**Exercise:** Every line with the string "that" should be gathered.

** start **

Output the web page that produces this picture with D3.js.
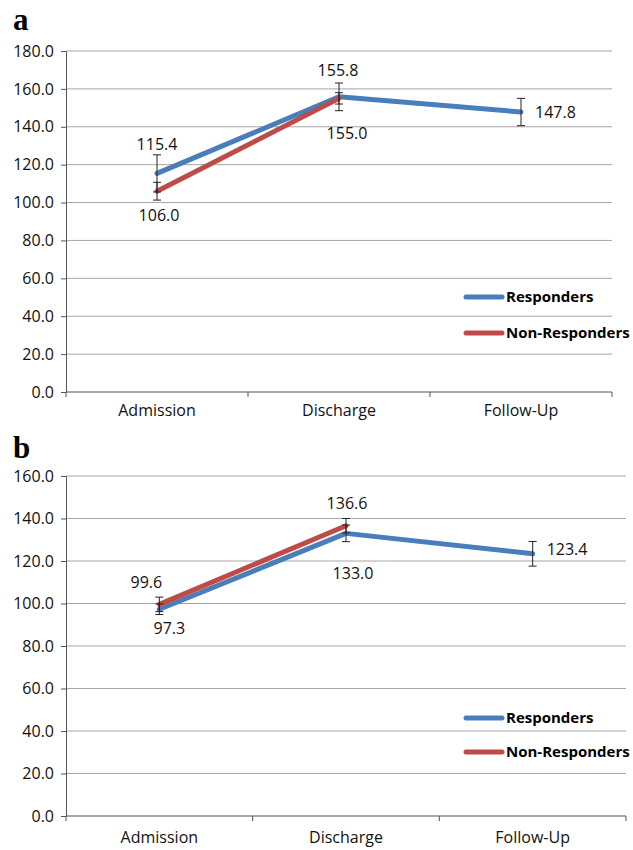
<!DOCTYPE html>
<html>
<head>
<meta charset="utf-8">
<script src="https://cdn.jsdelivr.net/npm/d3@7"></script>
<style>
  body { margin: 0; background: #fff; }
  text { font-family: "Open Sans", sans-serif; fill: #111; }
</style>
</head>
<body>
<div id="chart"></div>
<script>
// data
var categories = ['Admission', 'Discharge', 'Follow-Up'];
var seriesNames = ['Responders', 'Non-Responders'];

var respondersA = [115.4, 155.8, 147.8];
var respondersErrA = [9.8, 7.3, 7.2];
var nonRespondersA = [106.0, 155.0];
var nonRespondersErrA = [4.7, 3.0];

var respondersB = [97.3, 133.0, 123.4];
var respondersErrB = [2.5, 3.9, 5.8];
var nonRespondersB = [99.6, 136.6];
var nonRespondersErrB = [3.4, 3.4];

var yTicksA = [0, 20, 40, 60, 80, 100, 120, 140, 160, 180];
var yTicksB = [0, 20, 40, 60, 80, 100, 120, 140, 160];

// label nudges [dx, dy] from each point (layout only)
var labelOffA = {
    resp: [[0, -23], [-1, -21], [14, 6]],
    non: [[2, 30], [8, 41]]
};
var labelOffB = {
    resp: [[10, 25], [7, 46], [14, 1]],
    non: [[-13, -16], [1, -17]]
};

var colors = { resp: '#4a7ebb', non: '#be4b48' };
var fontSize = '16px';

var svg = d3.select('#chart')
    .append('svg')
    .attr('width', 633)
    .attr('height', 850);

function drawPanel(opts) {
    var g = svg.append('g');

    var x = d3.scaleBand()
        .domain(categories)
        .range([opts.left, opts.right]);

    var y = d3.scaleLinear()
        .domain([0, opts.yMax])
        .range([opts.bottom, opts.top]);

    // panel letter
    g.append('text')
        .attr('x', 13)
        .attr('y', opts.letterY)
        .style('font-family', '"Liberation Serif", serif')
        .style('font-weight', 'bold')
        .style('font-size', '31px')
        .style('fill', '#000')
        .text(opts.letter);

    // gridlines
    g.append('g')
        .selectAll('line')
        .data(opts.ticks.slice(1))
        .enter()
        .append('line')
        .attr('x1', opts.left)
        .attr('x2', opts.right)
        .attr('y1', function(d) { return y(d); })
        .attr('y2', function(d) { return y(d); })
        .style('stroke', '#a6a6a6')
        .style('stroke-width', 1);

    // y axis
    var yAxis = g.append('g')
        .attr('transform', 'translate(' + opts.left + ',0)')
        .call(d3.axisLeft(y).tickValues(opts.ticks).tickFormat(d3.format('.1f')).tickSize(5).tickPadding(7));
    yAxis.select('.domain').style('stroke', '#555');
    yAxis.selectAll('.tick line').style('stroke', '#555');
    yAxis.selectAll('.tick text')
        .style('font-family', '"Open Sans", sans-serif')
        .style('font-size', fontSize)
        .style('fill', '#111');

    // x axis: ticks sit on category boundaries
    var xAxisG = g.append('g')
        .attr('transform', 'translate(0,' + opts.bottom + ')');
    xAxisG.append('line')
        .attr('x1', opts.left)
        .attr('x2', opts.right)
        .style('stroke', '#555');
    var bounds = categories.map(function(c) { return x(c); }).concat([opts.right]);
    xAxisG.selectAll('.xtick')
        .data(bounds)
        .enter()
        .append('line')
        .attr('class', 'xtick')
        .attr('x1', function(d) { return d; })
        .attr('x2', function(d) { return d; })
        .attr('y1', 0)
        .attr('y2', 5)
        .style('stroke', '#555');
    xAxisG.selectAll('.xlabel')
        .data(categories)
        .enter()
        .append('text')
        .attr('class', 'xlabel')
        .attr('x', function(d) { return x(d) + x.bandwidth() / 2; })
        .attr('y', opts.xLabelDy)
        .attr('text-anchor', 'middle')
        .style('font-size', fontSize)
        .text(function(d) { return d; });

    var cx = function(i) { return x(categories[i]) + x.bandwidth() / 2; };

    var series = [
        { key: 'resp', values: opts.resp, err: opts.respErr, off: opts.labelOff.resp },
        { key: 'non', values: opts.non, err: opts.nonErr, off: opts.labelOff.non }
    ];

    var line = d3.line()
        .x(function(d, i) { return cx(i); })
        .y(function(d) { return y(d); });

    // lines
    series.forEach(function(s) {
        g.append('path')
            .datum(s.values)
            .attr('d', line)
            .style('fill', 'none')
            .style('stroke', colors[s.key])
            .style('stroke-width', 5)
            .style('stroke-linecap', 'round')
            .style('stroke-linejoin', 'round');
    });

    // error bars
    series.forEach(function(s) {
        var eg = g.append('g');
        s.values.forEach(function(v, i) {
            var e = s.err[i];
            var xx = cx(i);
            eg.append('line')
                .attr('x1', xx).attr('x2', xx)
                .attr('y1', y(v - e)).attr('y2', y(v + e))
                .style('stroke', '#222').style('stroke-width', 1);
            [v - e, v + e].forEach(function(t) {
                eg.append('line')
                    .attr('x1', xx - 4).attr('x2', xx + 4)
                    .attr('y1', y(t)).attr('y2', y(t))
                    .style('stroke', '#222').style('stroke-width', 1);
            });
        });
    });

    // data labels
    series.forEach(function(s) {
        g.append('g')
            .selectAll('text')
            .data(s.values)
            .enter()
            .append('text')
            .attr('x', function(d, i) { return cx(i) + s.off[i][0]; })
            .attr('y', function(d, i) { return y(d) + s.off[i][1]; })
            .attr('text-anchor', function(d, i) { return s.off[i][0] > 12 ? 'start' : 'middle'; })
            .style('font-size', fontSize)
            .text(function(d) { return d3.format('.1f')(d); });
    });

    // legend
    var lg = g.append('g');
    series.forEach(function(s, i) {
        var ly = opts.legendY[i];
        lg.append('line')
            .attr('x1', 466).attr('x2', 502)
            .attr('y1', ly).attr('y2', ly)
            .style('stroke', colors[s.key])
            .style('stroke-width', 5)
            .style('stroke-linecap', 'round');
        lg.append('text')
            .attr('x', 506)
            .attr('y', ly + 5)
            .style('font-weight', 'bold')
            .style('font-size', '15px')
            .style('fill', '#000')
            .text(seriesNames[i]);
    });
}

drawPanel({
    letter: 'a', letterY: 30,
    left: 66, right: 612, top: 51, bottom: 392,
    yMax: 180, ticks: yTicksA, xLabelDy: 24,
    resp: respondersA, respErr: respondersErrA,
    non: nonRespondersA, nonErr: nonRespondersErrA,
    labelOff: labelOffA, legendY: [297, 333]
});

drawPanel({
    letter: 'b', letterY: 458,
    left: 66, right: 626, top: 476, bottom: 816,
    yMax: 160, ticks: yTicksB, xLabelDy: 27,
    resp: respondersB, respErr: respondersErrB,
    non: nonRespondersB, nonErr: nonRespondersErrB,
    labelOff: labelOffB, legendY: [718, 752]
});
</script>
</body>
</html>
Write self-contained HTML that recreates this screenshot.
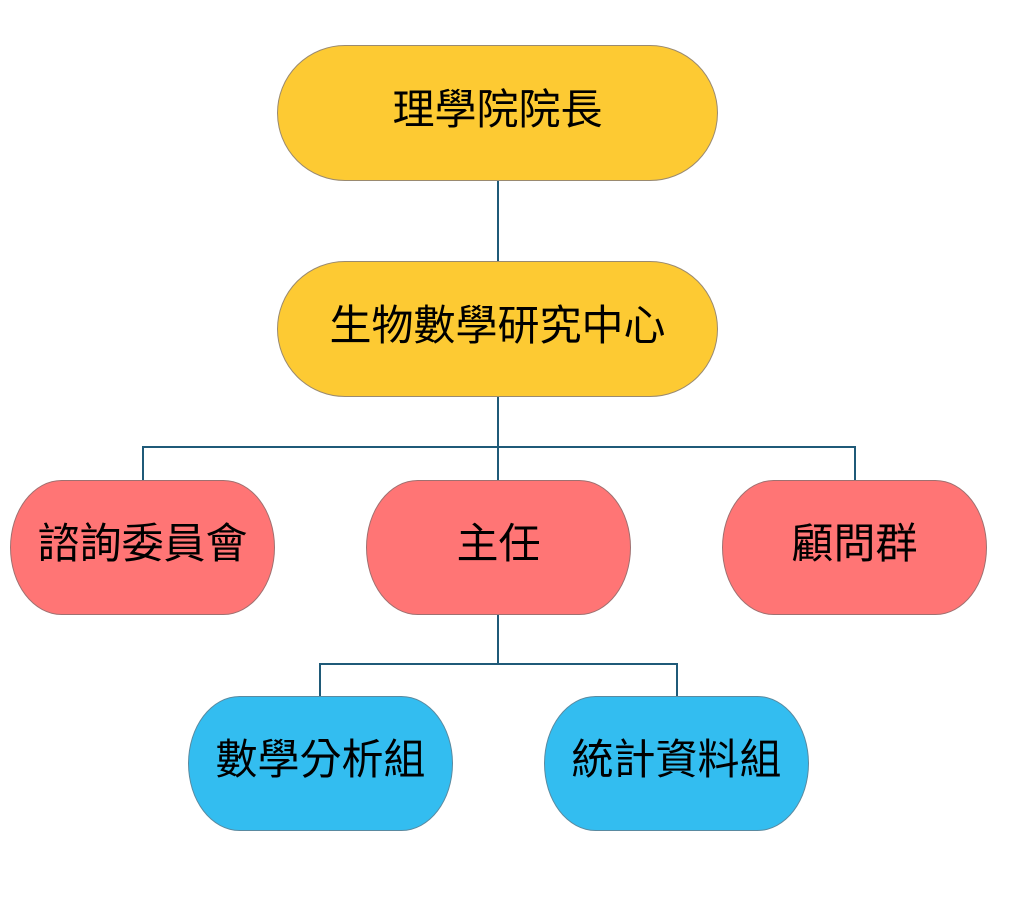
<!DOCTYPE html>
<html><head><meta charset="utf-8"><style>
body{margin:0;width:1024px;height:898px;background:#fff;position:relative;overflow:hidden;font-family:"Liberation Sans","Noto Sans CJK TC",sans-serif;}
.n{position:absolute;box-sizing:border-box;border:1px solid #9a8a70;display:flex;align-items:center;justify-content:center;font-size:42px;color:#000;padding-bottom:14px;}
.y{background:#fdca33;border-radius:68px;width:441px;height:136px;left:277px;}
.r{background:#ff7575;border-radius:52px/68px;width:265px;height:135px;top:480px;border-color:#a07070;}
.b{background:#33bdf0;border-radius:52px/68px;width:265px;height:135px;top:696px;border-color:#5a8aa0;}
.l{position:absolute;background:#1f5a78;}
</style></head><body>
<div class="l" style="left:497px;top:180px;width:2px;height:82px"></div>
<div class="l" style="left:497px;top:396px;width:2px;height:85px"></div>
<div class="l" style="left:142px;top:446px;width:714px;height:2px"></div>
<div class="l" style="left:142px;top:446px;width:2px;height:35px"></div>
<div class="l" style="left:854px;top:446px;width:2px;height:35px"></div>
<div class="l" style="left:497px;top:614px;width:2px;height:50px"></div>
<div class="l" style="left:319px;top:663px;width:359px;height:2px"></div>
<div class="l" style="left:319px;top:663px;width:2px;height:34px"></div>
<div class="l" style="left:676px;top:663px;width:2px;height:34px"></div>
<div class="n y" style="top:45px">理學院院長</div>
<div class="n y" style="top:261px">生物數學研究中心</div>
<div class="n r" style="left:10px">諮詢委員會</div>
<div class="n r" style="left:366px">主任</div>
<div class="n r" style="left:722px">顧問群</div>
<div class="n b" style="left:188px">數學分析組</div>
<div class="n b" style="left:544px">統計資料組</div>
</body></html>
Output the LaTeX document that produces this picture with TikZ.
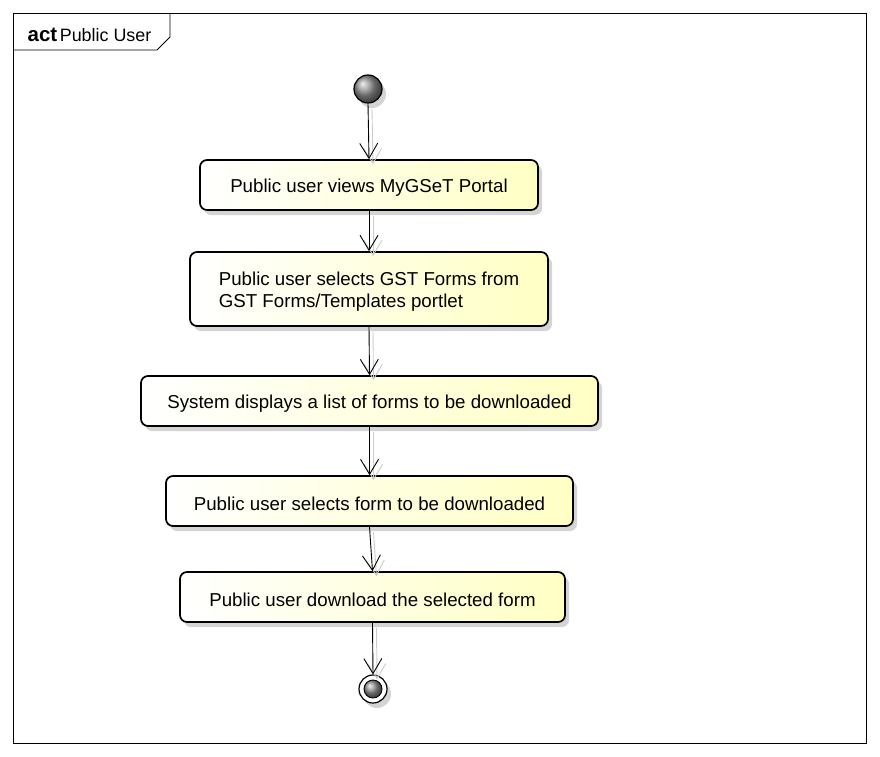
\documentclass[tikz,border=0pt]{standalone}
\usepackage{fontspec}
\setmainfont{Liberation Sans}
\usetikzlibrary{arrows.meta,shadows}
\definecolor{yel}{RGB}{255,255,196}
\newcommand{\fs}{\fontsize{18.7}{22.5}\selectfont}
\newcommand{\dn}[1]{\raisebox{-2.5pt}[\height][\depth]{#1}}
\begin{document}
\begin{tikzpicture}[x=1pt,y=-1pt,
  actbox/.style={draw, line width=1.7pt, rounded corners=7pt, left color=white, right color=yel,
    minimum height=50pt, inner sep=0pt, font=\fs,
    drop shadow={shadow xshift=4pt, shadow yshift=-5pt, fill=black!17, opacity=1}},
  arr/.style={line width=0.9pt, -{Straight Barb[length=15pt,width=18pt,line width=0.9pt]}},
  shad/.style={arr, draw=black!20},
  frm/.style={line width=0.9pt}]
\useasboundingbox (0,0) rectangle (880,756);
% frame
\draw[frm] (13,13) rectangle (866,743);
\draw[frm] (13,50) -- (157,50) -- (170,37) -- (170,13);
\node[anchor=base west, inner sep=0pt] (title) at (27.5,41.5) {\fontsize{20.5}{24}\selectfont\textbf{act}\hspace{2.5pt}\fontsize{17.9}{22}\selectfont Public User};
% nodes
\node[circle, draw, line width=1.2pt, minimum size=28pt, inner sep=0pt, ball color=gray!85,
  drop shadow={shadow xshift=4pt, shadow yshift=-5pt, fill=black!17, opacity=1}] (init) at (368,89) {};
\node[actbox, minimum width=338pt] (b1) at (369,185) {\dn{Public user views MyGSeT Portal}};
\node[actbox, minimum width=358pt, minimum height=74pt, align=left] (b2) at (369,289) {\dn{Public user selects GST Forms from}\\\dn{GST Forms/Templates portlet}};
\node[actbox, minimum width=457pt] (b3) at (369.5,401) {\dn{System displays a list of forms to be downloaded}};
\node[actbox, minimum width=407pt] (b4) at (369.5,501) {\dn{Public user selects form to be downloaded}};
\node[actbox, minimum width=385pt] (b5) at (372.5,597) {\dn{Public user download the selected form}};
\node[circle, draw, line width=1.2pt, fill=white, minimum size=28pt, inner sep=0pt,
  drop shadow={shadow xshift=4pt, shadow yshift=-5pt, fill=black!17, opacity=1}] (fin) at (373,689) {};
\node[circle, draw, line width=0.9pt, minimum size=18pt, inner sep=0pt, ball color=gray!85] (fininner) at (fin) {};
% arrow shadows
\draw[shad] ([shift={(4,5)}]init.south) -- ([shift={(4,5)}]b1.north);
\draw[shad] ([shift={(4,5)}]b1.south) -- ([shift={(4,5)}]b2.north);
\draw[shad] ([shift={(4,5)}]b2.south) -- ([shift={(4,5)}]b3.north);
\draw[shad] ([shift={(4,5)}]b3.south) -- ([shift={(4,5)}]b4.north);
\draw[shad] ([shift={(4,5)}]b4.south) -- ([shift={(4,5)}]b5.north);
\draw[shad] ([shift={(4,5)}]b5.south) -- ([shift={(4,5)}]fin.north);
% arrows
\draw[arr] (init.south) -- (b1.north);
\draw[arr] (b1.south) -- (b2.north);
\draw[arr] (b2.south) -- (b3.north);
\draw[arr] (b3.south) -- (b4.north);
\draw[arr] (b4.south) -- (b5.north);
\draw[arr] (b5.south) -- (fin.north);
\end{tikzpicture}
\end{document}
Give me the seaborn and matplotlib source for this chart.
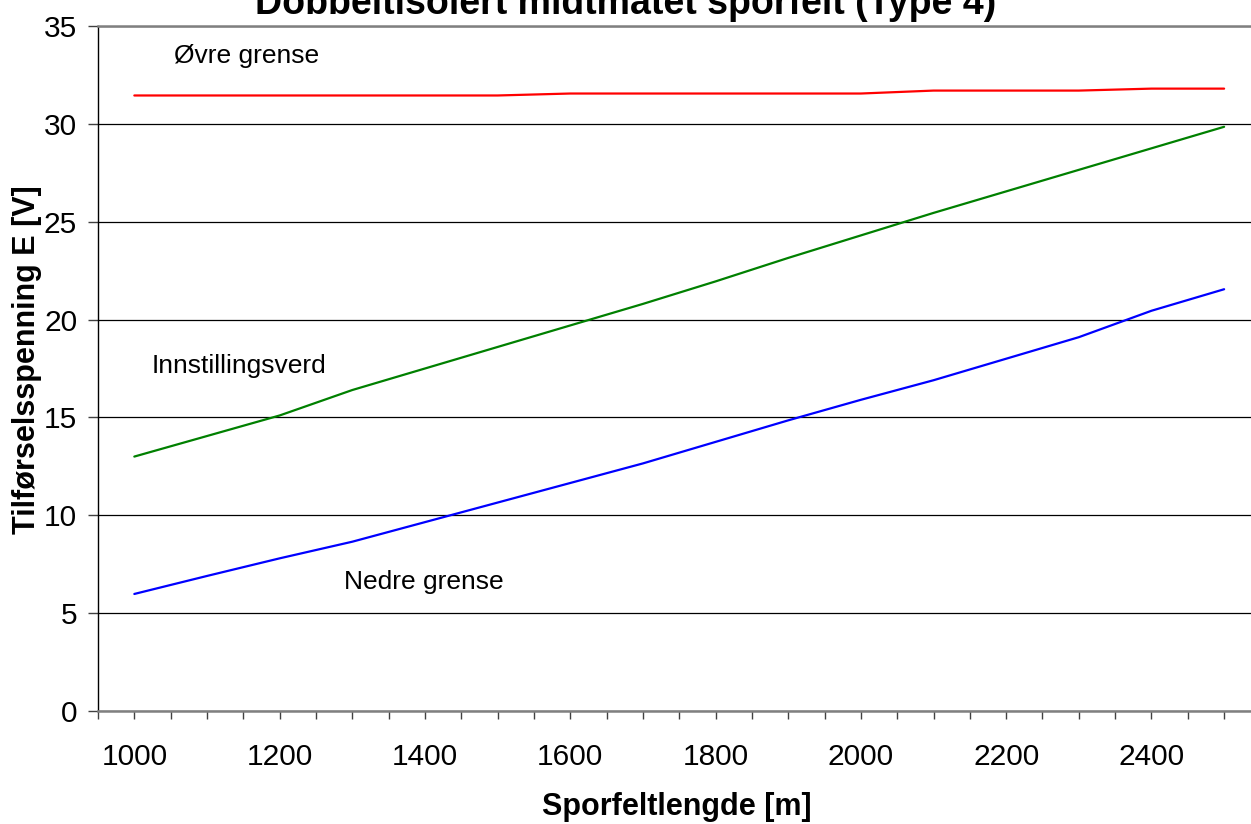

** end **

**Result:**
Output the web page that produces this picture with D3.js.
Write self-contained HTML that recreates this screenshot.
Output the LaTeX document that produces this picture with TikZ.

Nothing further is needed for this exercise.